The Royal Hospital gates, at the entrance to the Chelsea Flower Show, have been adorned this year with the near-extinct Farnham White Bine hop.

Hogs Back hops Chelsea
Photograph: Hogs Back Brewery

With the pandemic moving the 2021 show to September rather than its usual time slot in May, the hops were in full bloom.

Even as the Hogs Back Brewery, in Surrey, was harvesting its own crop of White Bine, 11 of its bines made the journey from Farnham to Chelsea to take pride of place in the display welcoming visitors to the show.

Hogs Back Brewery managing director, Rupert Thompson, said: “It was wonderful to see a magnificent display of an historic British hop variety at such a quintessentially British occasion as the Chelsea Flower Show.

“Hop bines are only just beginning to send up shoots in May, so most years would not be much of a spectacle for visitors to Chelsea. This year, coinciding with the annual hop harvest at the start of autumn, is probably the only time the show will ever be able to feature such a bounteous display of aromatic hops.”   

The Farnham White Bine hop bines were linked with Tattie Rose Flowers, the florist creating the displays at the main gates to Chelsea, by Hogs Back Brewery hop garden manager, Matthew King.

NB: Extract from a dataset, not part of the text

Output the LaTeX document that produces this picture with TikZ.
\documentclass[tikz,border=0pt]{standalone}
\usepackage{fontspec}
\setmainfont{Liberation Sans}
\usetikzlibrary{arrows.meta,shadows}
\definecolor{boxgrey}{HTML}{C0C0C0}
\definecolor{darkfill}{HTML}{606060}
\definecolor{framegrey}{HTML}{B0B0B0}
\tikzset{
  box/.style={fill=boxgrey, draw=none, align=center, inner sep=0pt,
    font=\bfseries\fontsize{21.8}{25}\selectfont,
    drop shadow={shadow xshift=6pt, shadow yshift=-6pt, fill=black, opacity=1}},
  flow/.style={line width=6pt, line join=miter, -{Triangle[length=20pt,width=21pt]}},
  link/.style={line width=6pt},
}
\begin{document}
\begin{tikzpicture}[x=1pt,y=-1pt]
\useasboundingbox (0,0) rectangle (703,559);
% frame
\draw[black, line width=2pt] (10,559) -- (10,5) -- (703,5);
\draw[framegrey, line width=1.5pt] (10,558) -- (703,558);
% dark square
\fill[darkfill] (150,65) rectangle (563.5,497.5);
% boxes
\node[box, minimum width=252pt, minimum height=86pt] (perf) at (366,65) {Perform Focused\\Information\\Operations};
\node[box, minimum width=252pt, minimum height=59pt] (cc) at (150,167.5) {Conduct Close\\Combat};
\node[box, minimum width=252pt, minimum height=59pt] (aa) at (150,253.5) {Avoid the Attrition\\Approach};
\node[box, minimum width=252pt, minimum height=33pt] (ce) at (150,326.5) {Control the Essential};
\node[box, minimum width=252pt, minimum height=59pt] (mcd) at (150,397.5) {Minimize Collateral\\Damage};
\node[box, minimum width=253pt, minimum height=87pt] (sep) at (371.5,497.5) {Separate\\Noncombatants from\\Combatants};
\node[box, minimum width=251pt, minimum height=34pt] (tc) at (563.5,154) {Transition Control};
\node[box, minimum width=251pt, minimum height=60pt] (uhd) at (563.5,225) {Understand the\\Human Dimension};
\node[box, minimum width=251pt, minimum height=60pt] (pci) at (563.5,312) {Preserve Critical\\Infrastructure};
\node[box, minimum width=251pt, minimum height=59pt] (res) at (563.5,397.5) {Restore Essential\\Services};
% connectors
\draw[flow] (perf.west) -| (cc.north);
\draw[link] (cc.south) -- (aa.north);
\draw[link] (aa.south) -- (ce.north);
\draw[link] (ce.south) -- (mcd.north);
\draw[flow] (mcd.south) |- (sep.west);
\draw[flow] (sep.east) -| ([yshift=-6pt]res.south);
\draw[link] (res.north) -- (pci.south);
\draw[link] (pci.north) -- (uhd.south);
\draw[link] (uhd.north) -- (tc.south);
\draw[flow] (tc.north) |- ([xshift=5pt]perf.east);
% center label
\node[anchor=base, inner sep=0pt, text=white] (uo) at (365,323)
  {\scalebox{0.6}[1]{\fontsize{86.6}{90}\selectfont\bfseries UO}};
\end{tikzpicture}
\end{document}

Hogs Back is one of the few British brewers to grow its own hops, and the hop garden adjacent to the brewery in Tongham is the only location where the Farnham White Bine is grown commercially. The variety was once a dominant force in the hop industry, but fell out of favour around a century ago. Hogs Back revived the White Bine, bringing it back from near extinction, when it planted the hop garden in 2014.